Se lo dice lui, Kim, la crisi alimentare ed umanitaria che sta per abbattersi sulla Corea del Nord dev’essere spaventosa: una carestia forse paragonabile a quella che, tra il 1994 e il ’98, fece, secondo alcune stime, 600 mila vittime, su una popolazione allora di 22 milioni di abitanti. Il dittatore nord-coreano chiede di “intraprendere un’altra, più difficile, Ardua marcia, per sollevare il popolo dalle difficoltà”.
Rivolgendosi a migliaia di iscritti al Partito dei Lavoratori, Kim Jong-un – giacca bianca in un mare di abiti scuri – ammette che il Paese sta affrontando la “peggiore situazione in assoluto”, senz’altro la peggiore da quando lui salì al potere nel dicembre 2011, dopo la morte del padre Kim Jong-il.
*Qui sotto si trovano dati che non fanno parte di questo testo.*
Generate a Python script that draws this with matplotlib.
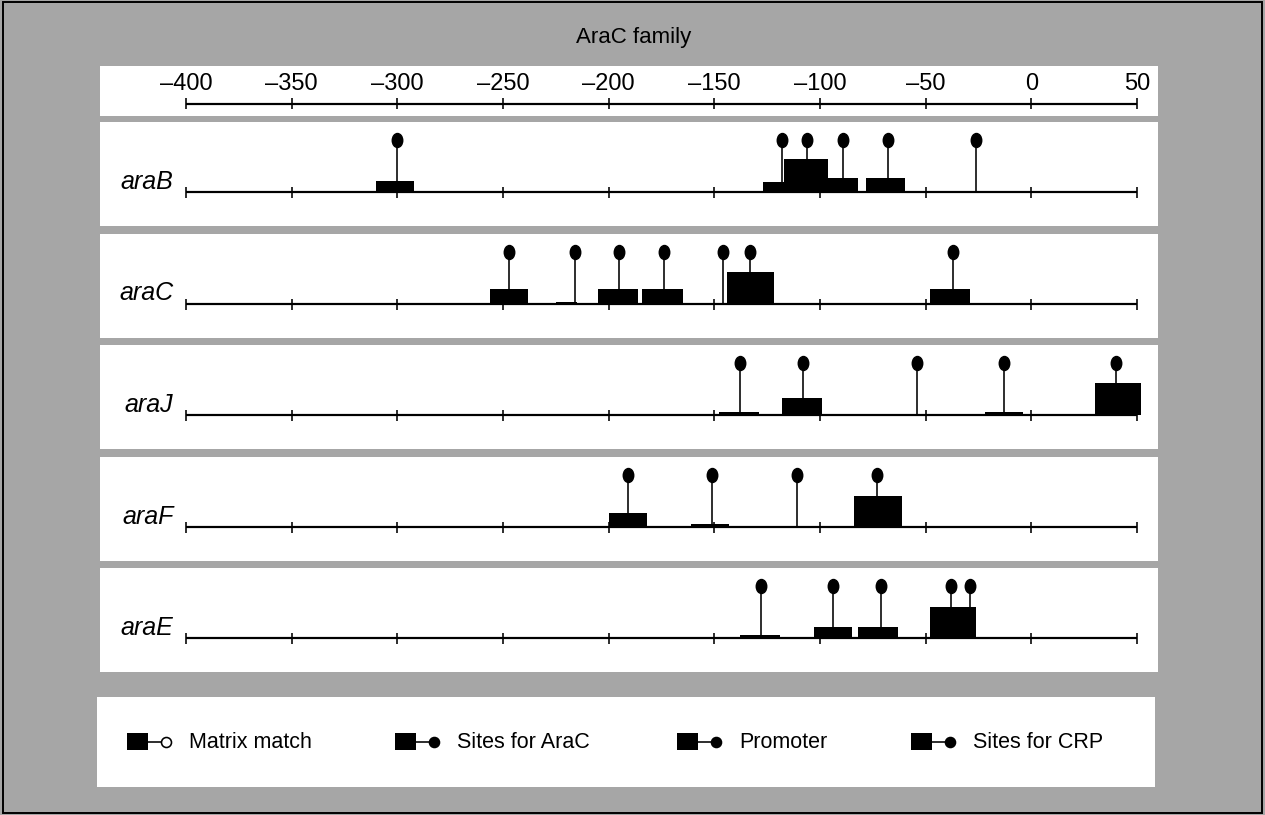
import matplotlib
matplotlib.use("Agg")
import matplotlib.pyplot as plt
from matplotlib.path import Path
from matplotlib.transforms import Affine2D
from matplotlib.patches import Rectangle

plt.rcParams['font.family'] = ['Liberation Sans', 'DejaVu Sans']

# ---------------------------------------------------------------- data
title = "AraC family"
scale_ticks = [-400, -350, -300, -250, -200, -150, -100, -50, 0, 50]
scale_labels = ["–400", "–350", "–300", "–250", "–200", "–150", "–100", "–50", "0", "50"]

genes = ["araB", "araC", "araJ", "araF", "araE"]

# predicted sites: (start, end, score) relative to the transcription start
araB_sites = [(-310, -292, 11), (-127, -117, 10), (-117, -96, 33), (-96, -82, 14), (-78, -60, 14)]
araB_pins = [-300, -118, -106, -89, -68, -26]

araC_sites = [(-256, -238, 15), (-225, -215, 2), (-205, -186, 15), (-184, -165, 15),
              (-144, -122, 32), (-48, -29, 15)]
araC_pins = [-247, -216, -195, -174, -146, -133, -37]

araJ_sites = [(-148, -129, 3), (-118, -99, 17), (-22, -4, 3), (30, 52, 32)]
araJ_pins = [-138, -108, -54, -13, 40]

araF_sites = [(-200, -182, 14), (-161, -143, 3), (-84, -61, 31)]
araF_pins = [-191, -151, -111, -73]

araE_sites = [(-138, -119, 3), (-103, -85, 11), (-82, -63, 11), (-48, -26, 31)]
araE_pins = [-128, -94, -71, -38, -29]

gene_sites = [araB_sites, araC_sites, araJ_sites, araF_sites, araE_sites]
gene_pins = [araB_pins, araC_pins, araJ_pins, araF_pins, araE_pins]

legend_labels = ["Matrix match", "Sites for AraC", "Promoter", "Sites for CRP"]

# ---------------------------------------------------------------- layout
W, H, DPI = 1265, 815, 100
BG = "#a6a6a6"
INK = "black"

fig = plt.figure(figsize=(W / DPI, H / DPI), dpi=DPI, facecolor=BG)
fig.patches.append(Rectangle((0.002, 0.003), 0.996, 0.994, transform=fig.transFigure,
                             fill=False, lw=1.4, ec=INK))


def px_axes(x0, y0, x1, y1):
    """Axes placed by pixel box (top-left origin)."""
    ax = fig.add_axes([x0 / W, 1 - y1 / H, (x1 - x0) / W, (y1 - y0) / H])
    ax.set_facecolor("white")
    for s in ax.spines.values():
        s.set_visible(False)
    ax.set_xticks([])
    ax.set_yticks([])
    return ax


BOX_L, BOX_R = 100, 1158
X_LO_PX, X_HI_PX = 186, 1137
ppu = (X_HI_PX - X_LO_PX) / (scale_ticks[-1] - scale_ticks[0])
XLIM = (scale_ticks[0] - (X_LO_PX - BOX_L) / ppu, scale_ticks[-1] + (BOX_R - X_HI_PX) / ppu)

px = 72 / DPI  # points per pixel

fig.text(634 / W, 1 - 38 / H, title, ha="center", va="center", fontsize=16, color=INK)

# ruler
ax = px_axes(BOX_L, 66, BOX_R, 116)
ax.set_xlim(*XLIM)
ax.set_ylim(-12, 38)
ax.hlines(0, scale_ticks[0], scale_ticks[-1], color=INK, lw=2.2 * px)
ax.vlines(scale_ticks, -5, 6, color=INK, lw=1.6 * px)
for t, lab in zip(scale_ticks, scale_labels):
    ax.text(t, 20, lab, ha="center", va="center", fontsize=17, color=INK)

# pin head: slightly tall ellipse
head = Path.unit_circle().transformed(Affine2D().scale(0.75, 1.0))

HEAD_Y = 52
first_base = 192
step = 111.5
for i, (name, sites, pins) in enumerate(zip(genes, gene_sites, gene_pins)):
    base = first_base + i * step
    ax = px_axes(BOX_L, base - 70, BOX_R, base + 34)
    ax.set_xlim(*XLIM)
    ax.set_ylim(-34, 70)
    ax.hlines(0, scale_ticks[0], scale_ticks[-1], color=INK, lw=2.2 * px, zorder=2)
    ax.vlines(scale_ticks, -6, 5, color=INK, lw=1.6 * px, zorder=2)
    starts = [s for s, e, h in sites]
    widths = [e - s for s, e, h in sites]
    heights = [h for s, e, h in sites]
    ax.bar(starts, heights, width=widths, align="edge", color=INK, lw=0, zorder=3)
    for p in pins:
        top = max([h for s, e, h in sites if s <= p <= e] + [0])
        ax.vlines(p, top, HEAD_Y, color=INK, lw=1.6 * px, zorder=3)
    ax.plot(pins, [HEAD_Y] * len(pins), ls="none", marker=head, ms=14 * px,
            mfc=INK, mec=INK, zorder=4)
    ax.text(scale_ticks[0] - 6, 10, name, ha="right", va="center", fontsize=18,
            style="italic", color=INK)

# key
ax = px_axes(97, 697, 1155, 787)
ax.set_xlim(0, 1058)
ax.set_ylim(0, 90)
item_x = [30, 298, 580, 814]
for j, (x, lab) in enumerate(zip(item_x, legend_labels)):
    ax.bar(x, 17, width=21, bottom=37, align="edge", color=INK, lw=0)
    ax.plot([x + 21, x + 36], [45.5, 45.5], color=INK, lw=1.6 * px)
    ax.plot(x + 39, 45.5, marker="o", ms=10 * px,
            mfc="white" if j == 0 else INK, mec=INK, mew=1.6 * px)
    ax.text(x + 62, 45, lab, ha="left", va="center", fontsize=15.5, color=INK)

fig.savefig("out.png", dpi=DPI, facecolor=BG)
La crisi degli Anni Novanta fu innescata dalla perdita del sostegno sovietico dopo la dissoluzione dell’Urss, con il crollo della produzione di cibo e dell’export esacerbata da alluvioni e siccità, mentre la rigida pianificazione economica centralizzata non favorì interventi tempestivi.
Questa volta, c’entra la pandemia da Covid-19: la chiusura del Paese per preservarlo dal contagio appesantisce un’economia già devastata da decenni di pessima gestione e dalle sanzioni scaturite dalle risoluzioni dell’Onu in risposta ai programmi nucleari e ai ripetuti lanci di missioni balistici – gli ultimi il 25 marzo -.
È difficile avere un quadro di quanto davvero accade nella Corea del Nord, che la scorsa settimana aveva rinunciato alle Olimpiadi giapponesi causa pandemia. E spesso Kim esacerba le difficoltà, per rafforzare la presa sul potere. Ma le testimonianze di diplomatici russi, gli ultimi rimasti, di recente usciti dal Paese con mezzi di fortuna sono agghiaccianti; e la carestia non è ancora al suo culmine.